Minister Sushma Swaraj, who is co-chairing the strategic side of the dialogue with Secretary Kerry, said that the India-US relationship “is defined by a natural synergy of democracies and easy identification among our peoples”.
She noted, “We have harnessed the commonalities between our two countries to further bilateral priorities in several areas including defense and security, countering terrorism and extremism, clean energy and environmental protection, science and technology and space, manufacturing and digital technology”.
Minister Swaraj made it clear that the India-US partnership is about ‘Sanjha Prayas Sabka Vikas’ (Shared effort, prosperity for all).
Underscoring that India offers immense economic opportunities for American investors, she told the gathering, “Our focus is on building 100 smart cities, rejuvenating the Ganges river and developing cities along its banks, and skilling 300 million youth by 2022".
The Union Minister said, “The business of diplomacy in India’s present government is business. The government’s priority from day one has been to make it easy to do business in India and with India”.
She lavished praise on “Americans of Indian origin”, noting that they “epitomize the appreciation of excellence, reflecting the freedom and opportunity cherished in our countries”.
Secretary of State John Kerry addressing the USIBC Leadership Summit on the eve of the integral US-India Strategic and Commercial Dialogue. Photo credit: Ian Wagreich / US Chamber of Commerce
Secretary Kerry declared, India and the US are “the most natural of partners” and the dialogue “is one of the most important that we have with any country on the planet”!
He noted, “We are the countries of innovation and opportunity. We think alike. We have an ability to be able to build this future…. And while there is always room for improvement, it is very clear that the climate for bilateral investment and trade has never been better. And that is true in everything from clean energy to aerospace to financial services and movies where, obviously, Hollywood and Bollywood reign supreme”.
Secretary Kerry dwelt on the challenges posed by climate change. He commended Prime Minister Modi’s plan to make India’s economy more reliant on renewable sources of power. “It is absolutely critical in the end on pure economic terms”, he said. “It’s also smart politically because a recent survey reported that 73 percent of Indians view climate change as the most pressing global concern”.
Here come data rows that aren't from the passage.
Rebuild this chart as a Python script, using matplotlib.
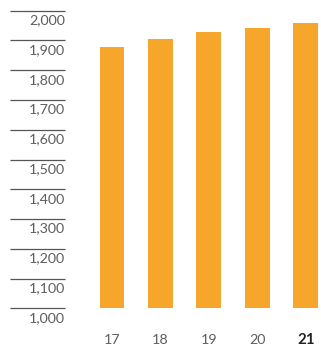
import matplotlib
matplotlib.use("Agg")
import matplotlib.pyplot as plt
import matplotlib.transforms as mtransforms

# fiscal years and values
years = ["17", "18", "19", "20", "21"]
values = [1879, 1905, 1930, 1941, 1960]
y_ticks = [1000, 1100, 1200, 1300, 1400, 1500, 1600, 1700, 1800, 1900, 2000]

W, H = 321, 350
BAR_COLOR = "#F6A62B"
LABEL_COLOR = "#5E5E5E"

plt.rcParams["font.family"] = ["Lato", "DejaVu Sans"]

fig = plt.figure(figsize=(W / 100, H / 100), dpi=100)
ax_left = 87.75 / W
ax_bottom = (H - 308.3) / H
ax_top = (H - 10.7) / H
ax = fig.add_axes([ax_left, ax_bottom, 1 - ax_left, ax_top - ax_bottom])

x = list(range(len(years)))
ax.bar(x, [v - 1000 for v in values], bottom=1000, width=0.515,
       color=BAR_COLOR, linewidth=0, zorder=2)
ax.set_xlim(-0.5, 4.31)
ax.set_ylim(1000, 2000)
ax.axis("off")

# y scale drawn as short rules with the value beneath each one
tr = mtransforms.blended_transform_factory(fig.transFigure, ax.transData)
for t in y_ticks:
    ax.plot([10 / W, 65 / W], [t, t], transform=tr, color="#555555",
            lw=0.9, clip_on=False, solid_capstyle="butt")
    ax.text(65 / W, t - 32, f"{t:,}", transform=tr, ha="right", va="center",
            fontsize=10.3, color=LABEL_COLOR, fontweight="normal")

# year labels under the bars, latest year in bold
trx = mtransforms.blended_transform_factory(ax.transData, fig.transFigure)
for i, yr in enumerate(years):
    last = i == len(years) - 1
    ax.text(i, (H - 340) / H, yr, transform=trx, ha="center", va="center",
            fontsize=10.8 if last else 10.3,
            fontweight="bold" if last else "normal",
            color="#222222" if last else LABEL_COLOR)

fig.savefig("out.png", dpi=100)
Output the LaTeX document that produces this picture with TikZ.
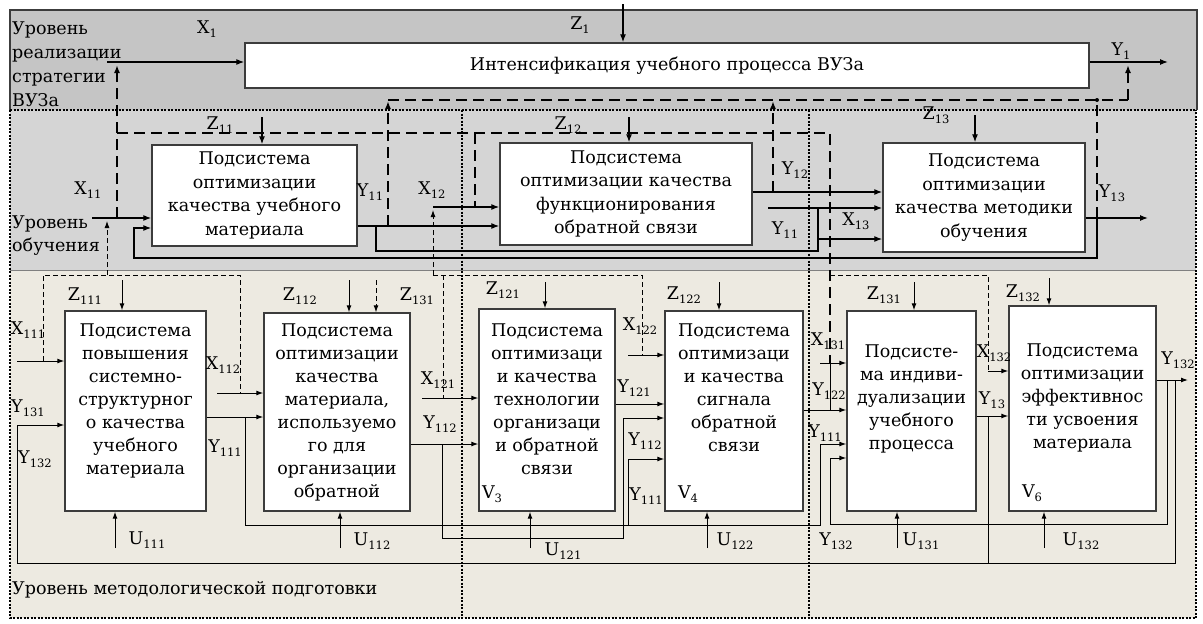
\documentclass[tikz,border=0pt]{standalone}
\usepackage{fontspec}
\setmainfont{DejaVu Serif}
\usetikzlibrary{arrows.meta}
\newcommand{\lb}[2]{#1\raisebox{-0.4ex}{\fontsize{11.5}{12}\selectfont #2}}
\definecolor{bandA}{RGB}{197,197,197}
\definecolor{bandB}{RGB}{213,213,213}
\definecolor{bandC}{RGB}{237,234,225}
\definecolor{edge}{RGB}{60,60,60}
\begin{document}
\begin{tikzpicture}[x=1pt,y=-1pt,
  font=\fontsize{17.5}{23}\selectfont,
  box/.style={draw=edge,line width=1.4pt,fill=white,inner sep=0pt},
  txt/.style={inner sep=0pt,align=center,anchor=north},
  lab/.style={inner sep=0pt},
  arr/.style={line width=1.2pt,-{Latex[length=8pt,width=6pt]}},
  wire/.style={line width=1.2pt},
  arrt/.style={line width=1pt,-{Latex[length=7pt,width=5pt]}},
  wiret/.style={line width=1pt},
  fb/.style={line width=1.6pt,dash pattern=on 11pt off 6pt},
  fbarr/.style={fb,-{Latex[length=8pt,width=6pt]}},
  fbt/.style={line width=0.9pt,dash pattern=on 5pt off 3pt},
  fbtarr/.style={fbt,-{Latex[length=7pt,width=5pt]}},
  dots/.style={line width=2pt,dash pattern=on 2pt off 1.5pt},
]
\useasboundingbox (0,0) rectangle (1203,624);
\fill[white] (0,0) rectangle (1203,624);
% bands
\fill[bandC] (10,270) rectangle (1196,618);
\fill[bandB] (10,110) rectangle (1196,270);
\fill[bandA] (10,10) rectangle (1197,110);
\draw[edge,line width=1.2pt] (10,110) -- (10,10) -- (1197,10) -- (1197,110);
\draw[gray,line width=0.8pt] (10,270) -- (1196,270);

% ---------------- level 1 ----------------
\node[box,minimum width=844pt,minimum height=45pt] (top) at (667,65.5) {Интенсификация учебного процесса ВУЗа};
\node[lab,anchor=north west,align=left,font=\fontsize{17.5}{24}\selectfont] (lev1) at (12,21.5) {Уровень\\реализации\\стратегии\\ВУЗа};
\coordinate (x1s) at (107,62);
\draw[arr] (x1s) -- (top.west |- x1s);
\coordinate (z1s) at (623,4);
\draw[arr] (z1s) -- (z1s |- top.north);
\coordinate (y1e) at (1168,62);
\draw[arr] (top.east |- y1e) -- (y1e);
\node[lab] (lx1) at (207,29) {\lb{X}{1}};
\node[lab] (lz1) at (580,25) {\lb{Z}{1}};
\node[lab] (ly1) at (1121,51) {\lb{Y}{1}};

% ---------------- level 2 ----------------
\node[box,minimum width=205pt,minimum height=101pt,align=center,font=\fontsize{17.5}{23.5}\selectfont] (s11) at (254.5,195.5) {Подсистема\\оптимизации\\качества учебного\\материала};
\node[box,minimum width=252pt,minimum height=102pt,align=center,font=\fontsize{17.5}{23.5}\selectfont] (s12) at (626,194) {Подсистема\\оптимизации качества\\функционирования\\обратной связи};
\node[box,minimum width=202pt,minimum height=109pt,align=center,font=\fontsize{17.5}{23.5}\selectfont] (s13) at (984,197.5) {Подсистема\\оптимизации\\качества методики\\обучения};
\node[lab,anchor=north west,align=left] (lev2) at (12,215.6) {Уровень\\обучения};

% feedback to level 1
\draw[fbarr] (117,218) -- (117,65);
\draw[fbarr] (388,226) -- (388,101);
\draw[fb] (388,100) -- (1128,100);
\draw[fbarr] (1128,100) -- (1128,65);
\draw[fbarr] (773,192) -- (773,101);
\draw[fb] (1097,218) -- (1097,100);
\fill (1097,100) circle (2pt);
\draw[fb] (117,133) -- (830,133) -- (830,363);
\draw[fb] (475,133) -- (475,207);

% Z inputs level 2
\coordinate (z11s) at (262,117);
\draw[arr] (z11s) -- (z11s |- s11.north);
\coordinate (z12s) at (629,117);
\draw[arr] (z12s) -- (z12s |- s12.north);
\coordinate (z13s) at (975,115);
\draw[arr] (z13s) -- (z13s |- s13.north);

% X11 and loop
\coordinate (x11s) at (92,218);
\draw[arr] (x11s) -- (s11.west |- x11s);
\coordinate (lp) at (134,228);
\coordinate (y13e) at (1148,218);
\draw[arr] (s13.east |- y13e) -- (y13e);
\draw[arr] (1097,218) -- (1097,258) -- (134,258) -- (lp) -- (s11.west |- lp);

% Y11
\coordinate (y11a) at (376,226);
\draw[arr] (s11.east |- y11a) -- (s12.west |- y11a);
\coordinate (y11b) at (818,239);
\draw[wire] (y11a) -- (376,251) -- (818,251) -- (818,208);
\draw[arr] (y11b) -- (s13.west |- y11b);
% X12
\coordinate (x12s) at (433,207);
\draw[arr] (x12s) -- (s12.west |- x12s);
% Y12
\coordinate (y12a) at (760,192);
\draw[arr] (s12.east |- y12a) -- (s13.west |- y12a);
% X13
\coordinate (x13s) at (768,208);
\draw[arr] (x13s) -- (s13.west |- x13s);

\node[lab] (lx11) at (88,190) {\lb{X}{11}};
\node[lab] (lz11) at (220,125) {\lb{Z}{11}};
\node[lab] (ly11) at (370,192) {\lb{Y}{11}};
\node[lab] (lx12) at (432,190) {\lb{X}{12}};
\node[lab] (lz12) at (568,125) {\lb{Z}{12}};
\node[lab] (ly12) at (795,170) {\lb{Y}{12}};
\node[lab] (lx13) at (856,221) {\lb{X}{13}};
\node[lab] (ly11b) at (785,230) {\lb{Y}{11}};
\node[lab] (lz13) at (936,115) {\lb{Z}{13}};
\node[lab] (ly13) at (1112,193) {\lb{Y}{13}};

% ---------------- level 3 ----------------
\node[box,minimum width=141pt,minimum height=200pt] (b111) at (135.5,411) {};
\node[box,minimum width=146pt,minimum height=198pt] (b112) at (337,412) {};
\node[box,minimum width=136pt,minimum height=202pt] (b121) at (547,410) {};
\node[box,minimum width=138pt,minimum height=200pt] (b122) at (734,411) {};
\node[box,minimum width=129pt,minimum height=200pt] (b131) at (911.5,411) {};
\node[box,minimum width=147pt,minimum height=205pt] (b132) at (1082.5,408.5) {};

\node[txt] (t111) at (135.5,323.5) {Подсистема\\повышения\\системно-\\структурног\\о качества\\учебного\\материала};
\node[txt] (t112) at (337,323.5) {Подсистема\\оптимизации\\качества\\материала,\\используемо\\го для\\организации\\обратной};
\node[txt] (t121) at (547,323.5) {Подсистема\\оптимизаци\\и качества\\технологии\\организаци\\и обратной\\связи};
\node[txt] (t122) at (734,323.5) {Подсистема\\оптимизаци\\и качества\\сигнала\\обратной\\связи};
\node[txt] (t131) at (911.5,344.5) {Подсисте-\\ма индиви-\\дуализации\\учебного\\процесса};
\node[txt] (t132) at (1082.5,343.5) {Подсистема\\оптимизации\\эффективнос\\ти усвоения\\материала};
\node[lab] (v3) at (492,494) {\lb{V}{3}};
\node[lab] (v4) at (688,494) {\lb{V}{4}};
\node[lab] (v6) at (1032,493) {\lb{V}{6}};

\node[lab,anchor=base west] (lev3) at (12,594) {Уровень методологической подготовки};

% Z inputs level 3
\coordinate (z111s) at (122,280);
\draw[arrt] (z111s) -- (z111s |- b111.north);
\coordinate (z112s) at (349,280);
\draw[arrt] (z112s) -- (z112s |- b112.north);
\coordinate (z131a) at (376,280);
\draw[fbtarr] (z131a) -- (z131a |- b112.north);
\coordinate (z121s) at (545,282);
\draw[arrt] (z121s) -- (z121s |- b121.north);
\coordinate (z122s) at (719,282);
\draw[arrt] (z122s) -- (z122s |- b122.north);
\coordinate (z131s) at (914,282);
\draw[arrt] (z131s) -- (z131s |- b131.north);
\coordinate (z132s) at (1049,278);
\draw[arrt] (z132s) -- (z132s |- b132.north);

% U inputs
\coordinate (u111) at (115,548);
\draw[arrt] (u111) -- (u111 |- b111.south);
\coordinate (u112) at (340,548);
\draw[arrt] (u112) -- (u112 |- b112.south);
\coordinate (u121) at (530,548);
\draw[arrt] (u121) -- (u121 |- b121.south);
\coordinate (u122) at (707,548);
\draw[arrt] (u122) -- (u122 |- b122.south);
\coordinate (u131) at (897,548);
\draw[arrt] (u131) -- (u131 |- b131.south);
\coordinate (u132) at (1044,548);
\draw[arrt] (u132) -- (u132 |- b132.south);

% left section
\coordinate (x111s) at (17,361);
\draw[arrt] (x111s) -- (b111.west |- x111s);
\draw[fbt] (43,361) -- (43,275) -- (240,275) -- (240,393);
\draw[fbtarr] (107,275) -- (107,221);
\coordinate (x112s) at (217,393);
\draw[arrt] (x112s) -- (b112.west |- x112s);
\coordinate (y111a) at (245,417);
\draw[arrt] (b111.east |- y111a) -- (b112.west |- y111a);
\coordinate (y111c) at (628,459);
\coordinate (y111d) at (820,444);
\draw[wiret] (y111a) -- (245,525) -- (628,525);
\draw[arrt] (628,525) -- (y111c) -- (b122.west |- y111c);
\draw[arrt] (628,525) -- (820,525) -- (y111d) -- (b131.west |- y111d);

% middle section
\coordinate (y112a) at (442,444);
\draw[arrt] (b112.east |- y112a) -- (b121.west |- y112a);
\coordinate (y112c) at (623,418);
\draw[arrt] (y112a) -- (442,538) -- (623,538) -- (y112c) -- (b122.west |- y112c);
\coordinate (x121s) at (422,398);
\draw[arrt] (x121s) -- (b121.west |- x121s);
\draw[fbtarr] (433,275) -- (433,210);
\draw[fbt] (433,275) -- (642,275) -- (642,355);
\draw[fbt] (443,275) -- (443,398);
\coordinate (x122s) at (628,355);
\draw[arrt] (x122s) -- (b122.west |- x122s);
\coordinate (y121) at (640,404);
\draw[arrt] (b121.east |- y121) -- (b122.west |- y121);
\coordinate (y122) at (820,410);
\draw[arrt] (b122.east |- y122) -- (b131.west |- y122);

% right section
\coordinate (x131s) at (820,363);
\draw[arrt] (x131s) -- (b131.west |- x131s);
\draw[wiret] (830,363) -- (830,410);
\draw[fbt] (830,275) -- (988,275) -- (988,371);
\coordinate (x132s) at (988,371);
\draw[arrt] (x132s) -- (b132.west |- x132s);
\coordinate (y13b) at (988,416);
\draw[arrt] (b131.east |- y13b) -- (b132.west |- y13b);
\draw[wiret] (y13b) -- (988,563);
\coordinate (y132e) at (1188,380);
\draw[arrt] (b132.east |- y132e) -- (y132e);
\coordinate (y131e) at (17,425);
\draw[arrt] (1175,380) -- (1175,563) -- (17,563) -- (y131e) -- (b111.west |- y131e);
\coordinate (y132b) at (830,458);
\draw[wiret] (1167,380) -- (1167,524) -- (830,524);
\draw[arrt] (830,524) -- (y132b) -- (b131.west |- y132b);

% level 3 labels
\node[lab] (lz111) at (85,296) {\lb{Z}{111}};
\node[lab] (lx111) at (28,330) {\lb{X}{111}};
\node[lab] (lx112) at (223,365) {\lb{X}{112}};
\node[lab] (ly131) at (28,408) {\lb{Y}{131}};
\node[lab] (ly132a) at (35,459) {\lb{Y}{132}};
\node[lab] (ly111a) at (225,448) {\lb{Y}{111}};
\node[lab] (lu111) at (147,540) {\lb{U}{111}};
\node[lab] (lz112) at (300,296) {\lb{Z}{112}};
\node[lab] (lz131a) at (417,296) {\lb{Z}{131}};
\node[lab] (lx121) at (438,380) {\lb{X}{121}};
\node[lab] (ly112a) at (440,424) {\lb{Y}{112}};
\node[lab] (lu112) at (372,541) {\lb{U}{112}};
\node[lab] (lu121) at (563,551) {\lb{U}{121}};
\node[lab] (lz121) at (503,290) {\lb{Z}{121}};
\node[lab] (lz122) at (684,295) {\lb{Z}{122}};
\node[lab] (lx122) at (640,326) {\lb{X}{122}};
\node[lab] (ly121) at (634,388) {\lb{Y}{121}};
\node[lab] (ly112b) at (645,441) {\lb{Y}{112}};
\node[lab] (ly111b) at (646,496) {\lb{Y}{111}};
\node[lab] (lu122) at (735,541) {\lb{U}{122}};
\node[lab] (lx131) at (828,341) {\lb{X}{131}};
\node[lab] (ly122) at (829,391) {\lb{Y}{122}};
\node[lab] (ly111c) at (825,433) {\lb{Y}{111}};
\node[lab] (ly132b) at (836,541) {\lb{Y}{132}};
\node[lab] (lz131b) at (884,295) {\lb{Z}{131}};
\node[lab] (lu131) at (921,541) {\lb{U}{131}};
\node[lab] (lx132) at (994,353) {\lb{X}{132}};
\node[lab] (ly13b) at (992,400) {\lb{Y}{13}};
\node[lab] (lz132) at (1023,293) {\lb{Z}{132}};
\node[lab] (ly132c) at (1178,360) {\lb{Y}{132}};
\node[lab] (lu132) at (1081,541) {\lb{U}{132}};

% dotted frames
\draw[dots] (10,110) -- (1196,110);
\draw[dots] (10,110) -- (10,618) -- (1196,618) -- (1196,110);
\draw[dots] (462,110) -- (462,618);
\draw[dots] (809,110) -- (809,618);
\end{tikzpicture}
\end{document}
Commerce Secretary Pritzker, who is co-chairing the commercial side of the dialogue with Minister Sitharaman, called for escalating the pace of economic reforms in the world’s largest democracy.
India, she noted, “is only America’s 11th largest trading partner and 18th largest export market. Our commercial relationship has simply not lived up to its enormous potential”, she lamented.
“We have known this for decades. But, today, given the headwinds in the global economy, neither of us can afford this under-performance any longer. We must take action to address the impediments to growth faced by our businesses and our economies. And we can only succeed by working together”, she said.
Minister Sitharaman underscored, “We are committed to making India a favored destination for Foreign Direct Investment”.
USIBC President Mukesh Aghi presenting the Council's Global Leadership Award to Indra Nooyi, Chairwoman and CEO of PepsiCo, at the 40th Anniversary Leadership Summit in Washington, DC. Photo credit: Ian Wagreich / US Chamber of Commerce
At the sparkling Summit, the USIBC Global Leadership Awards were conferred upon Indra Nooyi, Chairwoman and CEO of PepsiCo, and Shobhana Bhartia, Chairperson and Editorial Director of Hindustan Times Group.
USIBC President Mukesh Aghi noted that both were honored for their “contributions and commitment to driving a more inclusive global economy and for their roles as women leaders”.